Recorded data:
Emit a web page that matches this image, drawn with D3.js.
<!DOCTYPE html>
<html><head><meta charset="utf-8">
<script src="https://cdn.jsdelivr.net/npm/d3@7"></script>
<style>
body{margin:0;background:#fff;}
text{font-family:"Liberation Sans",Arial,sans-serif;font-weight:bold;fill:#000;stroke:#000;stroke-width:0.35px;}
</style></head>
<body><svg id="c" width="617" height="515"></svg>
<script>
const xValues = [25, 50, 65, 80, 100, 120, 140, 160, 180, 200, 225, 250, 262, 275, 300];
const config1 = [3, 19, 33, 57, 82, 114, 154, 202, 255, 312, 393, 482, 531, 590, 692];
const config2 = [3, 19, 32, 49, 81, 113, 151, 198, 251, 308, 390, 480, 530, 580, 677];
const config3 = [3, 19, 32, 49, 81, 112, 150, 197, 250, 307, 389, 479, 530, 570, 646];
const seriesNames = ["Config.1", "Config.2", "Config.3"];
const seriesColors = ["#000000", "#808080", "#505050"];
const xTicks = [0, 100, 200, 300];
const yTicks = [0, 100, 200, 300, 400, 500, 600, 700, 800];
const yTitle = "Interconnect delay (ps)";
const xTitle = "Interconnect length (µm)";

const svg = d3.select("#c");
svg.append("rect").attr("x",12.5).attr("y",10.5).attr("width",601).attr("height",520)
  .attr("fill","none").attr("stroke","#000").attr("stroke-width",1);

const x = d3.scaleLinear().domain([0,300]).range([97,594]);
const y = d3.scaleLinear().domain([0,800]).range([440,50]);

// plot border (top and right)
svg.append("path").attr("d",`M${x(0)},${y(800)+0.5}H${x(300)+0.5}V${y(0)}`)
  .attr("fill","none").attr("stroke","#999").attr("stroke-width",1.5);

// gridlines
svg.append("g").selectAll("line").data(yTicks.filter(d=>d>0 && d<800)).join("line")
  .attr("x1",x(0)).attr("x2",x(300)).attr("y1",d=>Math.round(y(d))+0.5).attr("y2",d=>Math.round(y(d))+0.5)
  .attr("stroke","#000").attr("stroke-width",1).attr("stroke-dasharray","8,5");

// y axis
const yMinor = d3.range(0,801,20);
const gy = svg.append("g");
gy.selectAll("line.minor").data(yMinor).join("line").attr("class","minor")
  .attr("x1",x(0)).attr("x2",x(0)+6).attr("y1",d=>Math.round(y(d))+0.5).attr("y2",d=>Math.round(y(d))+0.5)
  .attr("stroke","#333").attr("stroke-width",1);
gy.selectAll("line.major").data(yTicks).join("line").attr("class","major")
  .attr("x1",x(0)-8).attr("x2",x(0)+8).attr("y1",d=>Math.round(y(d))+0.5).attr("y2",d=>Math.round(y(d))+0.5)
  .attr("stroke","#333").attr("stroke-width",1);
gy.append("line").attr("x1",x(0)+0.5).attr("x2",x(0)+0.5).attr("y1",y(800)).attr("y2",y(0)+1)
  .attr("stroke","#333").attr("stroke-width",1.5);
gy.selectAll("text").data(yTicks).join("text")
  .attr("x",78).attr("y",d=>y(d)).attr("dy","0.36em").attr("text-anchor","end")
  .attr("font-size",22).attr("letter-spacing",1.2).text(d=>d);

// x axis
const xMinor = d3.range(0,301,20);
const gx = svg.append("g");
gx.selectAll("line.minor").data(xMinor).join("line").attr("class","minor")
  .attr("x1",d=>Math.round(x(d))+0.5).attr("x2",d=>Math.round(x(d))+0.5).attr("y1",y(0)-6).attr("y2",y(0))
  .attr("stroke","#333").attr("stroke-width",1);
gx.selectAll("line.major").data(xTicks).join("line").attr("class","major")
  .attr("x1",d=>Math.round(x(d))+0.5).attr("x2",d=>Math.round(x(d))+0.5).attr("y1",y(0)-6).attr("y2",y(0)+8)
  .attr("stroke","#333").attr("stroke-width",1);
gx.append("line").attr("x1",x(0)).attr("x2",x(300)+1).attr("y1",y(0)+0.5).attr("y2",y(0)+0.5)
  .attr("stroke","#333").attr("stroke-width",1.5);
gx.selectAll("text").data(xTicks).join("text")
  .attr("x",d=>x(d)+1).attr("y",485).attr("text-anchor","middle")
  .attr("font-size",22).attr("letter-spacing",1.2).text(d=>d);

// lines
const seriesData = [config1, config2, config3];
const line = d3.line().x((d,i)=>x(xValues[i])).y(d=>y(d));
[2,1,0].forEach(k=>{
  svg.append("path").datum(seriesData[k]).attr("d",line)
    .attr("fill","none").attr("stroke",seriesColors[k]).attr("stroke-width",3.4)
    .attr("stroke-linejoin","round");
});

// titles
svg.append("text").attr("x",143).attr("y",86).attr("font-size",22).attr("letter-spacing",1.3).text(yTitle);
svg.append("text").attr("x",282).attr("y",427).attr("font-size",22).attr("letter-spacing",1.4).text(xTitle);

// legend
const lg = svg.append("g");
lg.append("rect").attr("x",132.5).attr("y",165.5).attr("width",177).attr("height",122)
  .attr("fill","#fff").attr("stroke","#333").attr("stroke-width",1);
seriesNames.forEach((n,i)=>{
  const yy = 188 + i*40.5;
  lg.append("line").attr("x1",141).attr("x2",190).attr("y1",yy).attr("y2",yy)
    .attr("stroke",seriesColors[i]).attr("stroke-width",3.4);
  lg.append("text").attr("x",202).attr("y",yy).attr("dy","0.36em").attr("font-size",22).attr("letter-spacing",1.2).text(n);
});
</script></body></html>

What the exercise asks: Return the listing above in full, character for character.

Result of the task:
Emit a web page that matches this image, drawn with D3.js.
<!DOCTYPE html>
<html><head><meta charset="utf-8">
<script src="https://cdn.jsdelivr.net/npm/d3@7"></script>
<style>
body{margin:0;background:#fff;}
text{font-family:"Liberation Sans",Arial,sans-serif;font-weight:bold;fill:#000;stroke:#000;stroke-width:0.35px;}
</style></head>
<body><svg id="c" width="617" height="515"></svg>
<script>
const xValues = [25, 50, 65, 80, 100, 120, 140, 160, 180, 200, 225, 250, 262, 275, 300];
const config1 = [3, 19, 33, 57, 82, 114, 154, 202, 255, 312, 393, 482, 531, 590, 692];
const config2 = [3, 19, 32, 49, 81, 113, 151, 198, 251, 308, 390, 480, 530, 580, 677];
const config3 = [3, 19, 32, 49, 81, 112, 150, 197, 250, 307, 389, 479, 530, 570, 646];
const seriesNames = ["Config.1", "Config.2", "Config.3"];
const seriesColors = ["#000000", "#808080", "#505050"];
const xTicks = [0, 100, 200, 300];
const yTicks = [0, 100, 200, 300, 400, 500, 600, 700, 800];
const yTitle = "Interconnect delay (ps)";
const xTitle = "Interconnect length (µm)";

const svg = d3.select("#c");
svg.append("rect").attr("x",12.5).attr("y",10.5).attr("width",601).attr("height",520)
  .attr("fill","none").attr("stroke","#000").attr("stroke-width",1);

const x = d3.scaleLinear().domain([0,300]).range([97,594]);
const y = d3.scaleLinear().domain([0,800]).range([440,50]);

// plot border (top and right)
svg.append("path").attr("d",`M${x(0)},${y(800)+0.5}H${x(300)+0.5}V${y(0)}`)
  .attr("fill","none").attr("stroke","#999").attr("stroke-width",1.5);

// gridlines
svg.append("g").selectAll("line").data(yTicks.filter(d=>d>0 && d<800)).join("line")
  .attr("x1",x(0)).attr("x2",x(300)).attr("y1",d=>Math.round(y(d))+0.5).attr("y2",d=>Math.round(y(d))+0.5)
  .attr("stroke","#000").attr("stroke-width",1).attr("stroke-dasharray","8,5");

// y axis
const yMinor = d3.range(0,801,20);
const gy = svg.append("g");
gy.selectAll("line.minor").data(yMinor).join("line").attr("class","minor")
  .attr("x1",x(0)).attr("x2",x(0)+6).attr("y1",d=>Math.round(y(d))+0.5).attr("y2",d=>Math.round(y(d))+0.5)
  .attr("stroke","#333").attr("stroke-width",1);
gy.selectAll("line.major").data(yTicks).join("line").attr("class","major")
  .attr("x1",x(0)-8).attr("x2",x(0)+8).attr("y1",d=>Math.round(y(d))+0.5).attr("y2",d=>Math.round(y(d))+0.5)
  .attr("stroke","#333").attr("stroke-width",1);
gy.append("line").attr("x1",x(0)+0.5).attr("x2",x(0)+0.5).attr("y1",y(800)).attr("y2",y(0)+1)
  .attr("stroke","#333").attr("stroke-width",1.5);
gy.selectAll("text").data(yTicks).join("text")
  .attr("x",78).attr("y",d=>y(d)).attr("dy","0.36em").attr("text-anchor","end")
  .attr("font-size",22).attr("letter-spacing",1.2).text(d=>d);

// x axis
const xMinor = d3.range(0,301,20);
const gx = svg.append("g");
gx.selectAll("line.minor").data(xMinor).join("line").attr("class","minor")
  .attr("x1",d=>Math.round(x(d))+0.5).attr("x2",d=>Math.round(x(d))+0.5).attr("y1",y(0)-6).attr("y2",y(0))
  .attr("stroke","#333").attr("stroke-width",1);
gx.selectAll("line.major").data(xTicks).join("line").attr("class","major")
  .attr("x1",d=>Math.round(x(d))+0.5).attr("x2",d=>Math.round(x(d))+0.5).attr("y1",y(0)-6).attr("y2",y(0)+8)
  .attr("stroke","#333").attr("stroke-width",1);
gx.append("line").attr("x1",x(0)).attr("x2",x(300)+1).attr("y1",y(0)+0.5).attr("y2",y(0)+0.5)
  .attr("stroke","#333").attr("stroke-width",1.5);
gx.selectAll("text").data(xTicks).join("text")
  .attr("x",d=>x(d)+1).attr("y",485).attr("text-anchor","middle")
  .attr("font-size",22).attr("letter-spacing",1.2).text(d=>d);

// lines
const seriesData = [config1, config2, config3];
const line = d3.line().x((d,i)=>x(xValues[i])).y(d=>y(d));
[2,1,0].forEach(k=>{
  svg.append("path").datum(seriesData[k]).attr("d",line)
    .attr("fill","none").attr("stroke",seriesColors[k]).attr("stroke-width",3.4)
    .attr("stroke-linejoin","round");
});

// titles
svg.append("text").attr("x",143).attr("y",86).attr("font-size",22).attr("letter-spacing",1.3).text(yTitle);
svg.append("text").attr("x",282).attr("y",427).attr("font-size",22).attr("letter-spacing",1.4).text(xTitle);

// legend
const lg = svg.append("g");
lg.append("rect").attr("x",132.5).attr("y",165.5).attr("width",177).attr("height",122)
  .attr("fill","#fff").attr("stroke","#333").attr("stroke-width",1);
seriesNames.forEach((n,i)=>{
  const yy = 188 + i*40.5;
  lg.append("line").attr("x1",141).attr("x2",190).attr("y1",yy).attr("y2",yy)
    .attr("stroke",seriesColors[i]).attr("stroke-width",3.4);
  lg.append("text").attr("x",202).attr("y",yy).attr("dy","0.36em").attr("font-size",22).attr("letter-spacing",1.2).text(n);
});
</script></body></html>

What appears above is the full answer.